Visiting the Orkney Islands was quite the journey for me during my third trip to Scotland. These remote islands are an archipelago at the tip of northeastern Scotland, and quite a ways from Edinburgh or Inverness. I believe that if you really wanted to visit this location, you would really have to want it. I know I did, so I took the journey from Edinburgh to Inverness, and then on to the Orkney Islands. I would do it again in a heart beat!
What is so special about the Orkney Islands, and why the long journey? Orkney was inscribed in 1999 as a UNESCO World Heritage Site, with the stately title of “Heart of Neolithic Orkney”. The Neolithic period was the later part of the stone age dating as far back as 12,000 years.
There are four Neolithic monuments on Orkney:
- Makes Howe, a large chambered tomb
- Stones of Stenness and Ring of Brogdar, two cermonial stone circles
- Skara Brae, a Neolithic settlement
There are also a number of unexcavated burial, ceremonial, and settlement sites. The group constitutes a major prehistoric cultural landscape, which gives a graphic depiction of life in this remote archipelago in the far north of Scotland, some 5,000 years ago.
I have so far visited two of these four sites, which I will cover in this post as well as getting to Orkney and other sites to visit.
Getting to Orkney Islands and Visiting Tips:
You can look up online to find numerable reputable online tours that will take you throughout the Island. I had chosen a tour that included a round trip ride from the city of Inverness through John O’ Groats Ferries.
Since this is the tip of Scotland be prepared for windy and chilly weather, so remember to dress warmly and in layers. Also wear sturdy closed shoes that are comfortable since you may be walking on uneven surfaces.
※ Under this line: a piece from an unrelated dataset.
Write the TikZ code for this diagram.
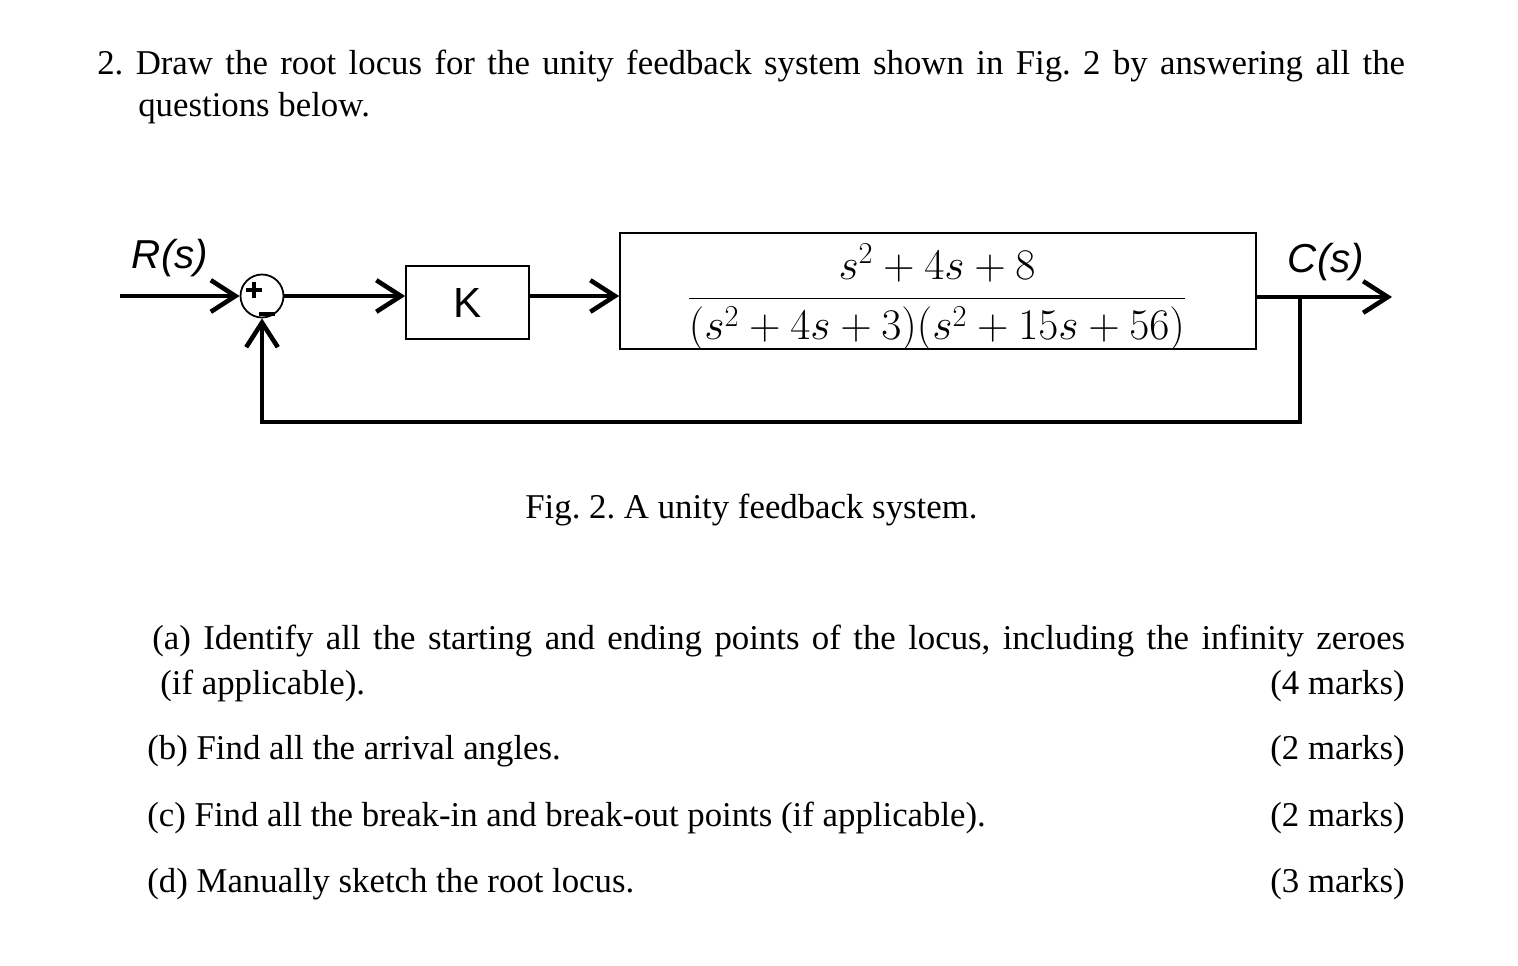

John O’ Groats, small village and ferry point to Orkney Islands.
Ferry Ride to Orkney
Once we arrived on to the islands we were shuttled by a tour bus to the sites, as well as the city of Kirkwall where we had free time.
Kirkwall is a bustling and charming shopping town in the historic center with a Norse spirit that runs through its veins. This city has a fascinating Viking history, and also dates back as a Royal Burgh in 1486. The name Kirkwall hails from the Norse ‘Kirkjuvagr’, which means ‘Church on the bay’, and you can still feel the town’s old Viking yore.
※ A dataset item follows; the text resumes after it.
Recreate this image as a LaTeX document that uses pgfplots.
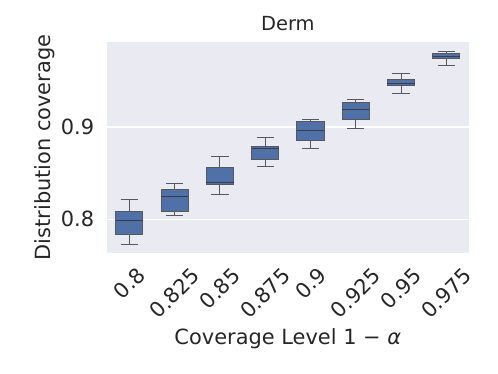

St Magnus Cathedral, located in Kirkwall, can not be missed as it justly dominates the town’s skyline. This glorious cathedral dates back almost 1,000 years, starting construction in 1137, and taking 300 years to complete. St Magnus is the most northerly cathedral in the UK, and is a fine example of Romanesque architecture.
Orkney Dairy is an absolute must while on the islands. I was told by our guide and other locals that if you are to eat anything in Orkney, it would have to be the dairy. As a person who understands the value of high quality foods, and environments I was excited to try both their local cheese and ice cream. The freshness and creaminess of both products were amazing, and I recommend trying their top quality dairy items as well.
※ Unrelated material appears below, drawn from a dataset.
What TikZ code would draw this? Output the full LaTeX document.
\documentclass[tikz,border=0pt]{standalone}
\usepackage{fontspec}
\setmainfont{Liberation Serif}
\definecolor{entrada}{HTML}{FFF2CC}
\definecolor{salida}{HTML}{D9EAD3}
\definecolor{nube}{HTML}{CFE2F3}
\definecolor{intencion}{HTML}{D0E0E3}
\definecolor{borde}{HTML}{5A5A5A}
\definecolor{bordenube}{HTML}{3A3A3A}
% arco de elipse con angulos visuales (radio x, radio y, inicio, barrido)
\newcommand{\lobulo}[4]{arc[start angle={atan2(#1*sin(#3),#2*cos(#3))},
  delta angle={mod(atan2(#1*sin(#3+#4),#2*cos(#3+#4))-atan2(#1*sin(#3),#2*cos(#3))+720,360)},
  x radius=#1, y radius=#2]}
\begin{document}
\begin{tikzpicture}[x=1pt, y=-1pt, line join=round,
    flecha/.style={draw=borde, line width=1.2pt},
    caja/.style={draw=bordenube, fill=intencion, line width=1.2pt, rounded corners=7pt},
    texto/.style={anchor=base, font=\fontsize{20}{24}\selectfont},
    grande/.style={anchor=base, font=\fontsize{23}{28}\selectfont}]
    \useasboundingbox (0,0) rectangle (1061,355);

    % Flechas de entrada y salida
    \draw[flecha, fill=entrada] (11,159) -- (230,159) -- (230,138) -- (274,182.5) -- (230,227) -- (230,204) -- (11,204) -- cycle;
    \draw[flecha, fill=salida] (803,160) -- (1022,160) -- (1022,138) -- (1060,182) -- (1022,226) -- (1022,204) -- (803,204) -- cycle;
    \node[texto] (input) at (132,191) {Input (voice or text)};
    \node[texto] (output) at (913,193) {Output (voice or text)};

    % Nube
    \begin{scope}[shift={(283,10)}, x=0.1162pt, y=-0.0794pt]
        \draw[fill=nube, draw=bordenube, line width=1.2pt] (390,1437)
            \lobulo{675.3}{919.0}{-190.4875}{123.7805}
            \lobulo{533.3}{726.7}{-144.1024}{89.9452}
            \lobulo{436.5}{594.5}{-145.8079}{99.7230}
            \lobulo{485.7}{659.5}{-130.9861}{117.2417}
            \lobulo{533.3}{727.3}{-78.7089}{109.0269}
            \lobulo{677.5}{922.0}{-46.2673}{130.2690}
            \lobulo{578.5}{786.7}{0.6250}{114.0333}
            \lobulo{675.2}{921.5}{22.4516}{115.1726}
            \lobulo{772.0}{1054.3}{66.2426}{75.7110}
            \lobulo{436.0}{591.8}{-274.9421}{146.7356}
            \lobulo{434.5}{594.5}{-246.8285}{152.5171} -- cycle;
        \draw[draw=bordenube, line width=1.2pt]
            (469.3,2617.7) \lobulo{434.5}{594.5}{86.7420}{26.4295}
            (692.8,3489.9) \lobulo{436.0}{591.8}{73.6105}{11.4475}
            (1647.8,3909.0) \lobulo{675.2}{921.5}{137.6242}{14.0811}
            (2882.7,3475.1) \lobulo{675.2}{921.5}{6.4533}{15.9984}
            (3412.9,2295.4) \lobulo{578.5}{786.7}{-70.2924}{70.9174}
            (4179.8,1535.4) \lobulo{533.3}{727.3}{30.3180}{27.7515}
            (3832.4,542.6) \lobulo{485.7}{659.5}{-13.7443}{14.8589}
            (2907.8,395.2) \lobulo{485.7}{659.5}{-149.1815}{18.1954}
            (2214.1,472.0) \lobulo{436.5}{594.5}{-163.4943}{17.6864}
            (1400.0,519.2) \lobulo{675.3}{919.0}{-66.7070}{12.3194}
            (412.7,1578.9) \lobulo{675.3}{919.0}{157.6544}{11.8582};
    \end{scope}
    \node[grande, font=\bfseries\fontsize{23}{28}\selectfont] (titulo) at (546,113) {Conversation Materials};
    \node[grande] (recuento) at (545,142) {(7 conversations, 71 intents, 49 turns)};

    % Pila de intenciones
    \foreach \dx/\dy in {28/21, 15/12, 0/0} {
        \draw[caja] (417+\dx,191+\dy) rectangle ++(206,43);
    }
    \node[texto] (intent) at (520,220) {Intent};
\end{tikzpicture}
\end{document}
Fun Fact: WWII was the turning point when Orkney farmers switched to dairy farming. The change was to help the needs of the 60,000 service personnel who were based on the islands. In 1946 when the military pulled out of Orkney there was a large remainder of milking cows, which eventually gave birth to Orkney’s dairy industry.
The lovely Skraill House overlooks the Bay of Skraill and Skara Brae, which is the UNESCO Neolithic Settlement. This 17th century mansion is the finest home in Orkney, and feels like a mid-century time capsule when you walk through it- pink bathroom, tiger rug, and fine clothing of the day.
Skaill House was the home of the man who first unearthed Skara Brae in 1850, which uncovered thousands of years of Orkney’s fascinating past. After careful restoration, the home was opened to the public in 1997. It still holds the look and charm of the family’s 1950s home along with other antiquities- Captain Cook’s dinner service, Stanley Cursiter paintings, Bishop’s original bed, and other items.
For visiting information, please visit: Skaill House
Skara Brae – UNESCO World Heritage Site
Skara Brae is an incredible place to visit, and one of the top reasons to visit Orkney. The site dates back to roughly 3180 BC to about 2500 BC, it is considered to be Europe’s most complete Neolithic village. It consists of ten clustered flagstone homes set in earthen dams, which provided wall support.
The houses included beds, cupboards, stone hearths, as well as a primitive sewer system. These sewer systems had toilets of the day, with drains in each home that carried waste into the ocean.
⭐ For more information and my complete blog on Skara Brae – Skara Brae – A UNESCO World Heritage Site | Exploring Scotland
Ring of Brodgar and Blog – A UNESCO World Heritage Site
The Ring of Brodgar is a Neolithic henge and stone circle, and is part of the heart of Neolithical Orkney.
It is interestingly the only major British henge stone circle that is almost a perfect circle. Brodgar is a large ring and striking, it ranks with Avebury and Stonehenge as among the greatest of such sites.